BRIEF: Leave out the pictures and set down exactly the lines from the start of the listing through the one with "import plotly.graph_objects as go", both included.

INFORMATION SUPPLIED:
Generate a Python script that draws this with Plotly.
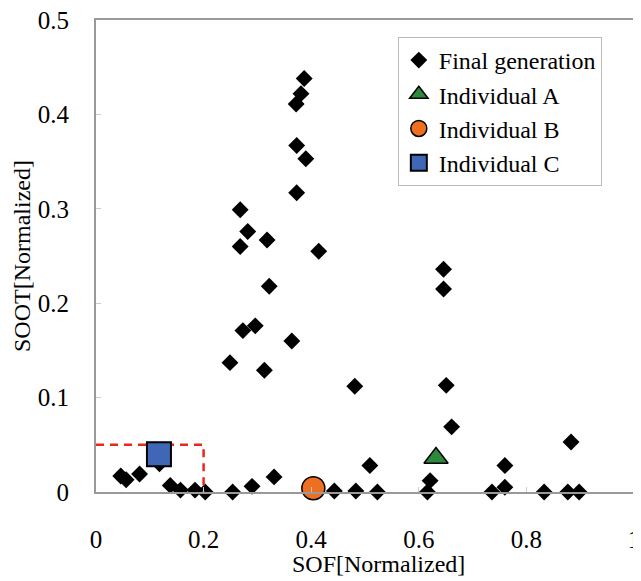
import plotly.graph_objects as go

# Final generation (SOF, SOOT)
final_x = [0.387, 0.381, 0.372, 0.373, 0.390, 0.373, 0.268, 0.282, 0.318, 0.268,
           0.414, 0.322, 0.273, 0.296, 0.364, 0.249, 0.313, 0.481, 0.646, 0.646,
           0.651, 0.661, 0.883, 0.509, 0.760, 0.621, 0.616, 0.443, 0.483, 0.523,
           0.736, 0.760, 0.833, 0.877, 0.898, 0.046, 0.056, 0.081, 0.118, 0.138,
           0.157, 0.184, 0.203, 0.254, 0.290, 0.331]
final_y = [0.438, 0.422, 0.411, 0.367, 0.353, 0.317, 0.299, 0.276, 0.267, 0.260,
           0.255, 0.218, 0.171, 0.176, 0.160, 0.137, 0.129, 0.112, 0.236, 0.215,
           0.113, 0.069, 0.053, 0.028, 0.028, 0.012, 0.000, 0.001, 0.001, 0.000,
           0.000, 0.005, 0.000, 0.000, 0.000, 0.017, 0.013, 0.019, 0.030, 0.007,
           0.002, 0.002, 0.000, 0.000, 0.006, 0.016]

ind_a_x, ind_a_y = [0.632], [0.036]
ind_b_x, ind_b_y = [0.404], [0.004]
ind_c_x, ind_c_y = [0.117], [0.040]

box_x = [0.0, 0.2, 0.2]
box_y = [0.05, 0.05, 0.0]

xticks = [0, 0.2, 0.4, 0.6, 0.8, 1]
xtick_text = ["0", "0.2", "0.4", "0.6", "0.8", "1"]
yticks = [0, 0.1, 0.2, 0.3, 0.4, 0.5]
ytick_text = ["0", "0.1", "0.2", "0.3", "0.4", "0.5"]

x_title = "SOF[Normalized]"
y_title = "SOOT[Normalized]"

FONT = "Liberation Serif"

fig = go.Figure()
fig.add_trace(go.Scatter(
    x=final_x, y=final_y, mode="markers", name="Final generation",
    marker=dict(symbol="diamond", size=13, color="black", line=dict(width=0)),
    cliponaxis=False))
fig.add_trace(go.Scatter(
    x=box_x, y=box_y, mode="lines", showlegend=False, hoverinfo="skip",
    line=dict(color="#e8281e", width=2.5, dash="8px,6px"), cliponaxis=False))
fig.add_trace(go.Scatter(
    x=ind_a_x, y=ind_a_y, mode="markers", name="Individual A",
    marker=dict(symbol="triangle-up", size=21, color="#2b8a3c",
                line=dict(color="black", width=1.5)), cliponaxis=False))
fig.add_trace(go.Scatter(
    x=ind_b_x, y=ind_b_y, mode="markers", name="Individual B",
    marker=dict(symbol="circle", size=23, color="#ee6f1f",
                line=dict(color="black", width=1.5)), cliponaxis=False))
fig.add_trace(go.Scatter(
    x=ind_c_x, y=ind_c_y, mode="markers", name="Individual C",
    marker=dict(symbol="square", size=24, color="#3f67b5",
                line=dict(color="black", width=2)), cliponaxis=False))

axis_common = dict(
    showgrid=False, zeroline=False, showline=True, linecolor="#999999",
    linewidth=2, mirror=True, ticks="inside", ticklen=5, tickcolor="#cccccc",
    tickfont=dict(family=FONT, size=25, color="black"), automargin=False,
    ticklabeloverflow="allow",
)

fig.update_layout(
    width=633, height=573,
    margin=dict(l=88, r=7, t=12, b=89),
    paper_bgcolor="white", plot_bgcolor="white",
    font=dict(family=FONT, color="black"),
    xaxis=dict(range=[0, 1], tickvals=xticks, ticktext=xtick_text,
               ticklabelstandoff=24, **axis_common),
    yaxis=dict(range=[0, 0.5], tickvals=yticks, ticktext=ytick_text,
               ticklabelstandoff=20, **axis_common),
    annotations=[
        dict(text=x_title, xref="paper", yref="paper", x=0.525, y=0,
             yshift=-72, xanchor="center", yanchor="middle", showarrow=False,
             font=dict(family=FONT, size=24, color="black")),
        dict(text=y_title, xref="paper", yref="paper", x=0, y=0.5,
             xshift=-74, xanchor="center", yanchor="middle", showarrow=False,
             textangle=-90, font=dict(family=FONT, size=24, color="black")),
    ],
    legend=dict(x=0.561, y=0.964, xanchor="left", yanchor="top",
                bgcolor="white", bordercolor="#bbbbbb", borderwidth=1,
                font=dict(family=FONT, size=24, color="black"),
                itemwidth=30, tracegroupgap=0),
    showlegend=True,
)

fig.write_html("out.html")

SOLUTION:
Generate a Python script that draws this with Plotly.
import plotly.graph_objects as go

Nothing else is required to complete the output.